Coaches are hired to put players in a position to win games. They can’t, in any circumstances, make utterly disastrous decisions that prevent players from achieving that objective. Last year’s Week 2 loss to Philadelphia — when Pagano allowed Luck to throw a third-down interception instead of run the ball and kick a field goal for a 10-point lead with 5 minutes remaining — also qualifies. When this happens too often, again, somebody has to be accountable.
Pagano apologists will bring up how he’s not responsible for the free-agency failings of outside linebacker Trent Cole and wide receiver Andre Johnson, among others. Fans will be quick to say general manager Ryan Grigson should be on the hook, too. The former Purdue offensive lineman has been unable to put an O-line together to prevent Luck from getting hurt and regressing.

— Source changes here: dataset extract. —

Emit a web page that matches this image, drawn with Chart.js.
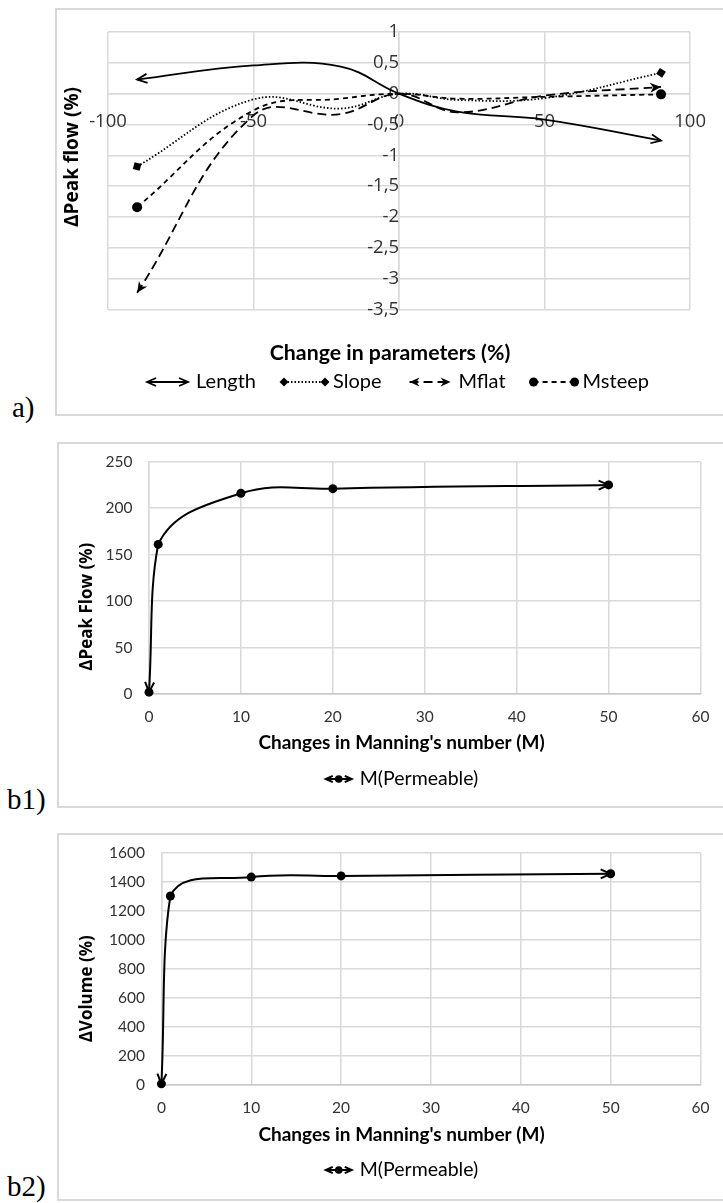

No argument. And that’s why Mr. Irsay needs to send a message at some point to everyone. He’s the boss. And he’s watched his supposed legit Super Bowl contender turn into a laughingstock.
The obvious question is who would take Pagano’s place? Some suggest associate head coach Rob Chudzinski, which would be a head-scratcher because he’s a Pagano guy. Why replace the head coach with one of his own people?
Offensive coordinator Pep Hamilton was reportedly a Grigson hire instead of Chudzinski, but Pep hasn’t lived up to his name. The offense has struggled from the outset. That doesn’t qualify Hamilton for taking on a larger role.
As a result of the Saints amassing 449 yards, defensive coordinator Greg Manusky is now presiding over the league’s 32nd-ranked defense. Not all his fault. He can only coach what he’s given, and the Colts are lacking in playmakers on that side of the ball. Keep in mind, Irsay said he asked Pagano to be more hands-on with the defense this year. But it’s been worse.
So the fact that there’s nobody on staff that makes sense to take over suggests Irsay could be thinking of someone outside. Good luck finding anyone who can inherit what we’ve seen and make it work with one bye week of preparation.
Out of respect for what Pagano has done in three previous seasons with the playoff appearances and two AFC South Division titles, Irsay might disgustedly exhale and decide to stand pat because he doesn’t have a better solution in the short term. Upset fans won’t care for that, but it’s possible he’ll ride it out and then not re-sign Pagano, and perhaps fire Grigson or demote him, as has been speculated.
This much seems clear. Changes need to be made at some point. It’s quickly becoming “when” as opposed to “if.”